My guess it that the real purpose behind the barcode and no photo copies isn’t so much about discouraging cheating but connecting barcode to download and building a database for email marketing and showing the effectiveness of the campaign.
So I wouldn’t be shocked if libraries where coupons were printed got a second round of PITA when the IT group has to clean up and clear out the marketing trail that comes with the coupon.
Holy crap, there are 5000 comments on oprah’s faq, most of which appear to be saying “it didn’t work”. The scale of that response not only shows just how big of a technical fiasco this was, but also reminds us that Oprah has powers we cannot even imagine.
AH! I’m so glad you wrote this- I had this issue all day today and was astonished that the coupon would require users to download something…

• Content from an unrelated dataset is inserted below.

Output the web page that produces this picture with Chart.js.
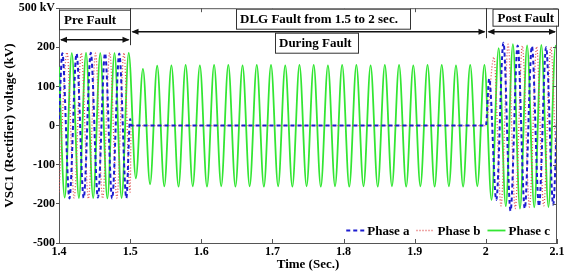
<!DOCTYPE html>
<html><head><meta charset="utf-8">
<script src="https://cdn.jsdelivr.net/npm/chart.js@4/dist/chart.umd.min.js"></script>
<style>html,body{margin:0;padding:0;background:#fff}#wrap{width:568px;height:273px;position:relative}</style>
</head><body><div id="wrap"><canvas id="c"></canvas></div>
<script>
// ---- data ----
const xTickValues = [1.4, 1.5, 1.6, 1.7, 1.8, 1.9, 2.0, 2.1];
const xTickLabels = ['1.4', '1.5', '1.6', '1.7', '1.8', '1.9', '2', '2.1'];
const yTickValues = [-300, -200, -100, 0, 100, 200, 300];
const yTickLabels = ['-500', '-200', '-100', '0', '100', '200', '500 kV'];
const seriesLabels = ['Phase a', 'Phase b', 'Phase c'];

const halfCycle = 0.01;          // 50 Hz: one extreme every 10 ms
const faultStart = 1.5;
const faultEnd = 2.0;

// Phase a: extremes (kV) before and after the fault
const phaseA_preT0 = 1.4047;
const phaseA_pre = [185, -186, 184, -185, 186, -184, 185, -186, 184, -185];
const phaseA_postT0 = 2.0047;
const phaseA_post = [120, -190, 212, -218, 205, -212, 203, -206, 200, -202];
const phaseA_ends = [17, 17, 18];      // at 1.4, at fault start, at 2.1

// Phase b
const phaseB_preT0 = 1.4113;
const phaseB_pre = [187, -185, 186, -187, 185, -186, 187, -185, 186];
const phaseB_postT0 = 2.0113;
const phaseB_post = [175, -205, 208, -212, 204, -208, 202, -205, 200];
const phaseB_ends = [-170, -170, -185];

// Phase c (healthy phase, keeps oscillating during the fault)
const phaseC_preT0 = 1.408;
const phaseC_pre = [-184, 185, -185, 186, -185, 185, -186, 185, -185, 186];
const phaseC_faultT0 = 1.508;
const phaseC_fault = [-135, 145, -150, 153, -155, 154, -156, 155, -155, 154,
                      -156, 155, -155, 155, -156, 154, -155, 155, -156, 155,
                      -155, 154, -156, 155, -155, 155, -156, 154, -155, 155,
                      -156, 155, -155, 154, -156, 155, -155, 155, -156, 154,
                      -155, 155, -156, 155, -155, 154, -156, 155, -155, 155];
const phaseC_postT0 = 2.008;
const phaseC_post = [-190, 198, -206, 208, -212, 205, -209, 206, -208, 204];
const phaseC_ends = [150, 195];        // at 1.4 and 2.1

// ---- build point lists from the arrays ----
function extremes(t0, vals) {
  return vals.map((v, i) => ({x: +(t0 + i * halfCycle).toFixed(4), y: v}));
}
function faultedPhase(preT0, pre, postT0, post, ends) {
  return [{x: 1.4, y: ends[0]}]
    .concat(extremes(preT0, pre))
    .concat([{x: faultStart, y: ends[1]}, {x: faultStart + 0.0015, y: 0}, {x: faultEnd, y: 0}])
    .concat(extremes(postT0, post))
    .concat([{x: 2.1, y: ends[2]}]);
}
const dataA = faultedPhase(phaseA_preT0, phaseA_pre, phaseA_postT0, phaseA_post, phaseA_ends);
const dataB = faultedPhase(phaseB_preT0, phaseB_pre, phaseB_postT0, phaseB_post, phaseB_ends);
const dataC = [{x: 1.4, y: phaseC_ends[0]}]
  .concat(extremes(phaseC_preT0, phaseC_pre))
  .concat(extremes(phaseC_faultT0, phaseC_fault))
  .concat(extremes(phaseC_postT0, phaseC_post))
  .concat([{x: 2.1, y: phaseC_ends[1]}]);

const SERIF = "'Liberation Serif', 'Times New Roman', serif";
const AXIS = '#555';

function arrowHead(ctx, x, y, dir) {
  ctx.beginPath();
  ctx.moveTo(x, y);
  ctx.lineTo(x - dir * 7, y - 3);
  ctx.lineTo(x - dir * 7, y + 3);
  ctx.closePath();
  ctx.fill();
}
function box(ctx, x1, y1, x2, y2, text, tx) {
  ctx.fillStyle = '#fff';
  ctx.fillRect(x1, y1, x2 - x1, y2 - y1);
  ctx.strokeStyle = '#333';
  ctx.lineWidth = 1;
  ctx.strokeRect(x1 + 0.5, y1 + 0.5, x2 - x1, y2 - y1);
  ctx.fillStyle = '#000';
  ctx.font = 'bold 13px ' + SERIF;
  ctx.textBaseline = 'middle';
  ctx.textAlign = 'left';
  ctx.fillText(text, tx, (y1 + y2) / 2 + 1);
}

const decor = {
  id: 'decor',
  afterDatasetsDraw(chart) {
    const ctx = chart.ctx, a = chart.chartArea;
    const xs = chart.scales.x, ys = chart.scales.y;
    ctx.save();
    // frame: top and right borders
    ctx.strokeStyle = AXIS; ctx.lineWidth = 1;
    ctx.beginPath();
    ctx.moveTo(a.left, a.top + 0.5); ctx.lineTo(a.right, a.top + 0.5);
    ctx.moveTo(a.right - 0.5, a.top); ctx.lineTo(a.right - 0.5, a.bottom);
    ctx.stroke();
    // inward ticks
    ctx.beginPath();
    xTickValues.forEach(v => {
      const px = Math.round(xs.getPixelForValue(v)) + 0.5;
      ctx.moveTo(px, a.bottom); ctx.lineTo(px, a.bottom - 4);
      ctx.moveTo(px, a.top); ctx.lineTo(px, a.top + 4);
    });
    yTickValues.forEach(v => {
      const py = Math.round(ys.getPixelForValue(v)) + 0.5;
      ctx.moveTo(a.right, py); ctx.lineTo(a.right - 4, py);
    });
    ctx.stroke();

    // annotations
    const x14 = xs.getPixelForValue(1.4), x15 = Math.round(xs.getPixelForValue(faultStart)) + 0.5;
    const x20 = Math.round(xs.getPixelForValue(faultEnd)) + 0.5, x21 = xs.getPixelForValue(2.1);
    const T = a.top;
    ctx.strokeStyle = '#333'; ctx.fillStyle = '#000'; ctx.lineWidth = 1;
    ctx.beginPath();
    ctx.moveTo(x15, T); ctx.lineTo(x15, T + 37);
    ctx.moveTo(x20, T); ctx.lineTo(x20, T + 30);
    ctx.stroke();

    box(ctx, x14, T + 1.5, x15 - 0.5, T + 21, 'Pre Fault', x14 + 5);
    box(ctx, a.left + 177, T + 0.5, a.left + 351, T + 20.5, 'DLG Fault from 1.5 to 2 sec.', a.left + 181);
    box(ctx, a.left + 216, T + 24.5, a.left + 299, T + 44.5, 'During Fault', a.left + 220);
    box(ctx, x20 + 6, T + 0.5, x21 + 1, T + 17.5, 'Post Fault', x20 + 11);

    ctx.strokeStyle = '#111'; ctx.fillStyle = '#111'; ctx.lineWidth = 1.5;
    // pre fault arrow
    let y = T + 31.5;
    ctx.beginPath(); ctx.moveTo(x14 + 2, y); ctx.lineTo(x15 - 2, y); ctx.stroke();
    arrowHead(ctx, x14 + 1, y, -1); arrowHead(ctx, x15 - 1, y, 1);
    // during fault arrow
    y = T + 23.5;
    ctx.beginPath(); ctx.moveTo(x15 + 2, y); ctx.lineTo(x20 - 2, y); ctx.stroke();
    arrowHead(ctx, x15 + 1, y, -1); arrowHead(ctx, x20 - 1, y, 1);
    // post fault arrow
    ctx.beginPath(); ctx.moveTo(x20 + 2, y); ctx.lineTo(x21 - 2, y); ctx.stroke();
    arrowHead(ctx, x20 + 1, y, -1); arrowHead(ctx, x21 - 1, y, 1);

    // legend (bottom right inside plot)
    ctx.font = 'bold 13px ' + SERIF;
    ctx.textBaseline = 'middle'; ctx.textAlign = 'left';
    const ds = chart.data.datasets;
    const sample = 18, gap1 = 3, gap2 = 7;
    let total = 0;
    ds.forEach((d, i) => { total += sample + gap1 + ctx.measureText(d.label).width + (i < ds.length - 1 ? gap2 : 0); });
    let lx = a.right - 7 - total;
    const ly = a.bottom - 12.5;
    ds.forEach(d => {
      ctx.save();
      ctx.strokeStyle = d.borderColor; ctx.lineWidth = d.borderWidth;
      ctx.setLineDash(d.borderDash || []);
      ctx.beginPath(); ctx.moveTo(lx, ly); ctx.lineTo(lx + sample, ly); ctx.stroke();
      ctx.restore();
      lx += sample + gap1;
      ctx.fillStyle = '#000';
      ctx.fillText(d.label, lx, ly + 1);
      lx += ctx.measureText(d.label).width + gap2;
    });
    ctx.restore();
  }
};

const common = {pointRadius: 0, fill: false, cubicInterpolationMode: 'monotone'};
new Chart(document.getElementById('c'), {
  type: 'line',
  data: {
    datasets: [
      Object.assign({label: seriesLabels[0], data: dataA, borderColor: '#1c1cd0', borderWidth: 2, borderDash: [4, 3]}, common),
      Object.assign({label: seriesLabels[1], data: dataB, borderColor: '#e05050', borderWidth: 1.3, borderDash: [1, 2]}, common),
      Object.assign({label: seriesLabels[2], data: dataC, borderColor: '#33e633', borderWidth: 1.8}, common)
    ]
  },
  options: {
    responsive: true,
    maintainAspectRatio: false,
    animation: false,
    events: [],
    layout: {padding: {top: 0, right: 11, left: 0, bottom: 0}},
    plugins: {legend: {display: false}, tooltip: {enabled: false}},
    scales: {
      x: {
        type: 'linear', min: 1.4, max: 2.1,
        afterBuildTicks: s => { s.ticks = xTickValues.map(v => ({value: v})); },
        afterFit: s => { s.height = 30; },
        ticks: {
          autoSkip: false, maxRotation: 0, padding: 2, color: '#000',
          font: {family: SERIF, size: 12, weight: 'bold'},
          callback: (v) => { const i = xTickValues.findIndex(t => Math.abs(t - v) < 1e-6); return i >= 0 ? xTickLabels[i] : ''; }
        },
        grid: {display: false, drawTicks: false},
        border: {display: true, color: AXIS},
        title: {display: true, text: 'Time (Sec.)', color: '#000', padding: {top: 0, bottom: 1},
                font: {family: SERIF, size: 13, weight: 'bold'}}
      },
      y: {
        type: 'linear', min: -300, max: 300,
        afterBuildTicks: s => { s.ticks = yTickValues.map(v => ({value: v})); },
        afterFit: s => { s.width = 59; },
        ticks: {
          autoSkip: false, padding: 1, color: '#000',
          font: {family: SERIF, size: 12, weight: 'bold'},
          callback: (v) => { const i = yTickValues.indexOf(v); return i >= 0 ? yTickLabels[i] : ''; }
        },
        grid: {drawOnChartArea: false, drawTicks: true, tickLength: 3, color: AXIS},
        border: {display: true, color: AXIS},
        title: {display: true, text: 'VSC1 (Rectifier) voltage (kV)', color: '#000', padding: {top: 2, bottom: 0},
                font: {family: SERIF, size: 13, weight: 'bold'}}
      }
    }
  },
  plugins: [decor]
});
</script>
</body></html>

Now that I know Oprah was behind the flurry of people coming into the library JUST to print out this coupon, it all makes more sense. I thought maybe people were just really jonesing for some chicken.
In the olden days (the really, really olden days), people just tied up the reference telephones to get answers to radio contests. We would catch on after the third or fourth person the same trivia question. Never offered to split the prize either.
You can enable the coupon to be printed another four times by deleting its keys in the registry; there was a DMCA court case about this.
http://www.techdirt.com/articles/20080725/0236381792.shtml is a good overview of the case.
(Also, the barcodes are identical on all copies of the same coupon, and the software isn’t spyware (it just manipulates these registry keys to restrict how many times you can print the coupon), so you can take the tinfoil hats off.)
Thanks for the heads up. Just had a patron asking about this here at my community college library. Happily I was pre-informed by your blog post. Thanks, Jessamyn!
I work for a large library system. We have 28 branches with 15 or more Internet computers at each branch. The limit of four coupons was for each IP address. We maxed out long before closing time. It was a comedy of errors.